We have a whole day named after us — World Introvert Day, January 2nd.
Why was I suffering then? Let’s say I was misunderstood.
My friends and I were living in a bubble. And when puberty hit, it hit us hard. Egos started to develop. But it did not show up until later. It waited for the right moment to appear and destroyed everything we built for a decade.
Remember the python I mentioned at the start — the snake. I was feeling wrapped around and being choked. But that is not the only reason to call them ‘snakes’.
After a bit of tussle, I was finally able to leave everything behind. I had moved on. It took some effort. But I finally found peace and tranquility.
Until last year, when they decided to reach out to me again. They apologized for their behavior. It seemed sincere. But something didn’t feel right.
I thought maybe I am overthinking. After all, we were ‘best friends’. I decided to give it another shot and attended a couple of hangouts. I was going against my instincts and my instincts were right.
Nothing changed.
Paulo Coelho once tweeted:
“Everyone deserves a second chance but not for the same mistake.”
Same old egos that had further grown and matured over the past few years of our separation. Best friends became fake friends. And I could finally see it.
We finally had the ‘big fight’ that was always meant to happen during one of our hangouts. It never happened earlier because I left without saying a word. I left them without sharing how I felt. I left them without giving them any closure. Their egos were not able to handle such a rejection.
I could see the plot now. Reaching out to me was never a sincere effort. It was to lure their prey into an ambush. Waiting for the right moment — years. I finally understood the meaning of “Revenge is a dish best served cold”. It was their revenge.
What hurt me the most was that even though I had anticipated the fight. It was below the belt. I could have never expected the things said during the fight coming from my best fake friends.
Little did they know, that I had already learned to live without them — thanks to introversion. I thought while writing this story a lot of memories would come back. But my mind is blank. I could not remember any fond memories we made. I have embraced my true self and learned to be happy within my own space.

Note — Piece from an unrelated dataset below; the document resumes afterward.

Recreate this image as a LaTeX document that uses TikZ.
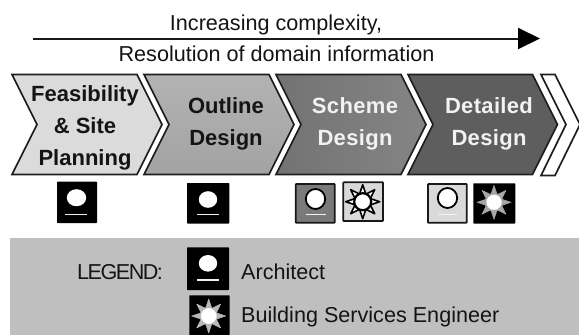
\documentclass[tikz,border=0pt]{standalone}
\usepackage{fontspec}
\setmainfont{Liberation Sans}
\usetikzlibrary{calc,arrows.meta}
\newcommand{\sunray}[5]{% cx cy fill stroke lw
  \foreach \a in {0,45,...,315}{
    \draw[fill=#3,draw=#4,line width=#5,line join=round]
      ($(#1,#2)+(\a-21:8.5)$) -- ($(#1,#2)+(\a:17)$) -- ($(#1,#2)+(\a+21:8.5)$) -- cycle;
  }
}
\tikzset{
  x=1pt,y=-1pt,
  chev/.style={draw=black!88,line width=1.7,line join=miter},
  darktext/.style={align=center,inner sep=0,font=\fontsize{22}{32}\bfseries\selectfont,text=black!92},
  lighttext/.style={align=center,inner sep=0,font=\fontsize{22}{32}\bfseries\addfontfeature{LetterSpace=1.5}\selectfont,text=white!95!black},
  plain/.style={inner sep=0,anchor=base west,font=\fontsize{21.6}{26}\selectfont,text=black!92},
  icon/.style={draw=black!90,line width=1.7,rounded corners=0.6},
  underbar/.style={draw=white!95!black,line width=1.5},
}
\begin{document}
\begin{tikzpicture}
\useasboundingbox (0,0) rectangle (579,335);
\fill[white] (0,0) rectangle (579,335);
% legend band
\fill[black!25] (10,238) rectangle (579,335);
% top arrow
\coordinate (arrowstart) at (33,38.5);
\coordinate (arrowend) at (540,38.5);
\draw[line width=2,black!90,-{Triangle[length=22,width=21,black]}] (arrowstart) -- (arrowend);
\node[plain,anchor=base] (lineone) at (276,30) {Increasing complexity,};
\node[plain,anchor=base] (linetwo) at (276.5,61) {Resolution of domain information};
% chevrons
\draw[chev,fill=black!14] (12,74.5) -- (137,74.5) -- (162,124.5) -- (137,174.5) -- (12,174.5) -- (37,124.5) -- cycle;
\draw[chev,top color=black!30,bottom color=black!36] (144,74.5) -- (269,74.5) -- (294,124.5) -- (269,174.5) -- (144,174.5) -- (169,124.5) -- cycle;
\draw[chev,left color=black!55,right color=black!48] (276,74.5) -- (401,74.5) -- (426,124.5) -- (401,174.5) -- (276,174.5) -- (301,124.5) -- cycle;
\draw[chev,fill=black!63] (408,74.5) -- (532.5,74.5) -- (557.5,124.5) -- (532.5,174.5) -- (408,174.5) -- (433,124.5) -- cycle;
\begin{scope}
\clip (535,70) rectangle (579,180);
\draw[chev,fill=white] (541,74.5) -- (555,74.5) -- (580,124.5) -- (555,175.5) -- (541,175.5) -- (566,124.5) -- cycle;
\end{scope}
\node[darktext] (feas) at (85,127.5) {Feasibility\\\& Site\\Planning};
\node[darktext] (outl) at (226,124) {Outline\\Design};
\node[lighttext] (sche) at (355,124) {Scheme\\Design};
\node[lighttext] (deta) at (489,124) {Detailed\\Design};
% icon 1
\fill[black,rounded corners=0.6] (57,181.7) rectangle (97,223);
\fill[white] (76.5,197.7) ellipse (9.7 and 8.5);
\draw[underbar] (65,214.3) -- (87,214.3);
% icon 2
\fill[black,rounded corners=0.6] (187,183) rectangle (229.3,223.5);
\fill[white] (208,199.5) ellipse (9.2 and 8.3);
\draw[underbar] (197,214.3) -- (219,214.3);
% icon 3
\draw[icon,fill=black!52] (295.7,184) rectangle (334.7,222.7);
\draw[fill=white,draw=black,line width=1.8] (315.5,199) ellipse (9.7 and 10);
\draw[underbar] (305.5,214.3) -- (325.5,214.3);
% icon 4
\draw[icon,fill=black!15] (343.3,182.3) rectangle (383,221);
\sunray{362.7}{201.7}{white}{black}{1.6}
\draw[fill=white,draw=black,line width=2.2] (362.7,201.7) circle (8.5);
% icon 5
\draw[icon,fill=black!15] (428,184) rectangle (466.7,222.7);
\draw[fill=white,draw=black,line width=1.8] (447.5,198) ellipse (9.7 and 10);
\draw[underbar] (438,214.3) -- (457,214.3);
% icon 6
\fill[black,rounded corners=0.6] (473.3,183.3) rectangle (515.3,223.5);
\sunray{494}{202.3}{black!35}{black!35}{0.5}
\draw[fill=white,draw=black!35,line width=1.5] (494,202.3) circle (8.5);
% legend
\node[plain,font=\fontsize{21.6}{26}\addfontfeature{LetterSpace=-7}\selectfont] (legend) at (77,279) {LEGEND:};
\fill[black,rounded corners=0.6] (187,247.3) rectangle (229,290);
\fill[white] (208,263.3) ellipse (9.2 and 8.3);
\draw[underbar] (197,280) -- (219,280);
\node[plain] (arch) at (241,279) {Architect};
\fill[black,rounded corners=0.6] (189.3,295.3) rectangle (229.7,335);
\sunray{208.7}{316}{black!28}{black!28}{0.5}
\draw[fill=white,draw=black!28,line width=1] (208.7,316) circle (8.5);
\node[plain] (bse) at (241,322) {Building Services Engineer};
\end{tikzpicture}
\end{document}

Even after all the drama, I don’t hate them. I have learned a great deal about life from my ‘best friends’. They have made me the person I am. And I am at a better place in my life. I wish them nothing but well-being and success in their life with the hopes to never cross paths again.
How did I move on?
I did not care about any of them. It took some time like everything else.
I shifted my mindset from being dependent on my anchors to being dependent on myself. I came into this world all alone. Like most people. I mean if I had a twin, that would have been a different story. And I would leave this world alone as well. I became my own support.
“Your relationship with yourself sets the tone for every other relationship you have.” — Robert Holden
Do I need anyone in life? Yes, for sure. We are living in a global village. Introvert or not, you have to interact with people on a daily basis. But it does not mean, that you become best friends with them and share all your feelings.
Also, I have become more vocal now. I have opinions and I am not afraid to speak them out loud.
Key Takeaways
- Introversion is a personality trait often misunderstood. Be confident in yourself.
- Try to find a balance between introversion and extroversion, if you want to find your happy space.
- Try to identify toxic relationships in life. Be it a friend, a family member, or a lover. The earlier, the better.
- Ego fuels toxicity.
- Giving closure is the best way to avoid further havoc.
- Never doubt your instincts.
- Forgive but never forget.
- People don’t change often.
- This leads to, be careful while giving second chances. It may turn out to be the worst decision of your life.
- Try to develop a habit of anticipating events. When bad things happen as per your anticipation, the damage is less severe.